→ Collected material:
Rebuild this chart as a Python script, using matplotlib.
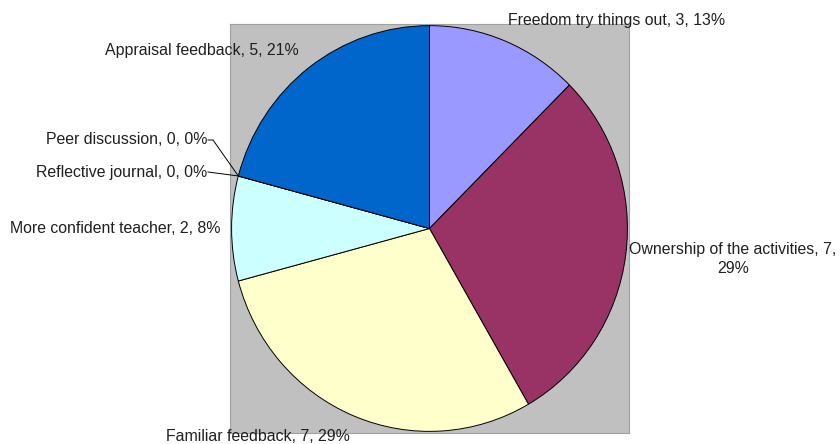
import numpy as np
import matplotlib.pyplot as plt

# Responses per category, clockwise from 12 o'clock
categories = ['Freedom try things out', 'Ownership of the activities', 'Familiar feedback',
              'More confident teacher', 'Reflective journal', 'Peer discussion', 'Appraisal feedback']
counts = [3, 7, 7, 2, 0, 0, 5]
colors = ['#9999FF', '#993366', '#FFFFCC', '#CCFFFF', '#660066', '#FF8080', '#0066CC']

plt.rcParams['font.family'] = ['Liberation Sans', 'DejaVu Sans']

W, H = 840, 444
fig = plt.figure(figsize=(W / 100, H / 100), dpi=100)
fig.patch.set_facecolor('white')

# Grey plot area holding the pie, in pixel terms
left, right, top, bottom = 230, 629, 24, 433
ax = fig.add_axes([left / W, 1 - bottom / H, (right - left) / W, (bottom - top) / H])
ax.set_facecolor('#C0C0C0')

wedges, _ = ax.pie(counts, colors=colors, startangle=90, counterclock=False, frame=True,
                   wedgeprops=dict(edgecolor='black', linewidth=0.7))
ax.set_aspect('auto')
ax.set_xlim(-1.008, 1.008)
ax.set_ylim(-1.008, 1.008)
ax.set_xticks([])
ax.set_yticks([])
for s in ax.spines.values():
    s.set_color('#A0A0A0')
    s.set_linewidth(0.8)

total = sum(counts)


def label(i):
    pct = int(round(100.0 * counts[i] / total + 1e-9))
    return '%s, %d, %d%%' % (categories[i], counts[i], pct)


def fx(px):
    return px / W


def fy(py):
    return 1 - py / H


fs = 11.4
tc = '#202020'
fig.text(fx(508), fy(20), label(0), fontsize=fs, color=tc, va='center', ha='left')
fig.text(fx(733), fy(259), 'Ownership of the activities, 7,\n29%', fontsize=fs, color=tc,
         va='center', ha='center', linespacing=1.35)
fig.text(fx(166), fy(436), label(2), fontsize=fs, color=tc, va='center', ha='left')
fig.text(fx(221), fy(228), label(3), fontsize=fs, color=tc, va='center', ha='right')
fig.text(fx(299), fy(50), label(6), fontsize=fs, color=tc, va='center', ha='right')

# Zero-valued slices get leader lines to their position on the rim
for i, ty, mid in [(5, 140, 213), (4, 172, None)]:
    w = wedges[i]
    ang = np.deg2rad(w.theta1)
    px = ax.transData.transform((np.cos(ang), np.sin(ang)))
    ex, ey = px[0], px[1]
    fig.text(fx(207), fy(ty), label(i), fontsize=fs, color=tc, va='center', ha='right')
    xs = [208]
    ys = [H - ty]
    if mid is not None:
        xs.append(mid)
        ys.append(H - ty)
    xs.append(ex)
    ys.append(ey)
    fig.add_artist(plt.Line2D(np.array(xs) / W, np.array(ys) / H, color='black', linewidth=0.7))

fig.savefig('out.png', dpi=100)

→ Goal:
Using the data above, write out every line exactly, leaving the images behind.

→ Solution for this problem:
Rebuild this chart as a Python script, using matplotlib.
import numpy as np
import matplotlib.pyplot as plt

# Responses per category, clockwise from 12 o'clock
categories = ['Freedom try things out', 'Ownership of the activities', 'Familiar feedback',
              'More confident teacher', 'Reflective journal', 'Peer discussion', 'Appraisal feedback']
counts = [3, 7, 7, 2, 0, 0, 5]
colors = ['#9999FF', '#993366', '#FFFFCC', '#CCFFFF', '#660066', '#FF8080', '#0066CC']

plt.rcParams['font.family'] = ['Liberation Sans', 'DejaVu Sans']

W, H = 840, 444
fig = plt.figure(figsize=(W / 100, H / 100), dpi=100)
fig.patch.set_facecolor('white')

# Grey plot area holding the pie, in pixel terms
left, right, top, bottom = 230, 629, 24, 433
ax = fig.add_axes([left / W, 1 - bottom / H, (right - left) / W, (bottom - top) / H])
ax.set_facecolor('#C0C0C0')

wedges, _ = ax.pie(counts, colors=colors, startangle=90, counterclock=False, frame=True,
                   wedgeprops=dict(edgecolor='black', linewidth=0.7))
ax.set_aspect('auto')
ax.set_xlim(-1.008, 1.008)
ax.set_ylim(-1.008, 1.008)
ax.set_xticks([])
ax.set_yticks([])
for s in ax.spines.values():
    s.set_color('#A0A0A0')
    s.set_linewidth(0.8)

total = sum(counts)


def label(i):
    pct = int(round(100.0 * counts[i] / total + 1e-9))
    return '%s, %d, %d%%' % (categories[i], counts[i], pct)


def fx(px):
    return px / W


def fy(py):
    return 1 - py / H


fs = 11.4
tc = '#202020'
fig.text(fx(508), fy(20), label(0), fontsize=fs, color=tc, va='center', ha='left')
fig.text(fx(733), fy(259), 'Ownership of the activities, 7,\n29%', fontsize=fs, color=tc,
         va='center', ha='center', linespacing=1.35)
fig.text(fx(166), fy(436), label(2), fontsize=fs, color=tc, va='center', ha='left')
fig.text(fx(221), fy(228), label(3), fontsize=fs, color=tc, va='center', ha='right')
fig.text(fx(299), fy(50), label(6), fontsize=fs, color=tc, va='center', ha='right')

# Zero-valued slices get leader lines to their position on the rim
for i, ty, mid in [(5, 140, 213), (4, 172, None)]:
    w = wedges[i]
    ang = np.deg2rad(w.theta1)
    px = ax.transData.transform((np.cos(ang), np.sin(ang)))
    ex, ey = px[0], px[1]
    fig.text(fx(207), fy(ty), label(i), fontsize=fs, color=tc, va='center', ha='right')
    xs = [208]
    ys = [H - ty]
    if mid is not None:
        xs.append(mid)
        ys.append(H - ty)
    xs.append(ex)
    ys.append(ey)
    fig.add_artist(plt.Line2D(np.array(xs) / W, np.array(ys) / H, color='black', linewidth=0.7))

fig.savefig('out.png', dpi=100)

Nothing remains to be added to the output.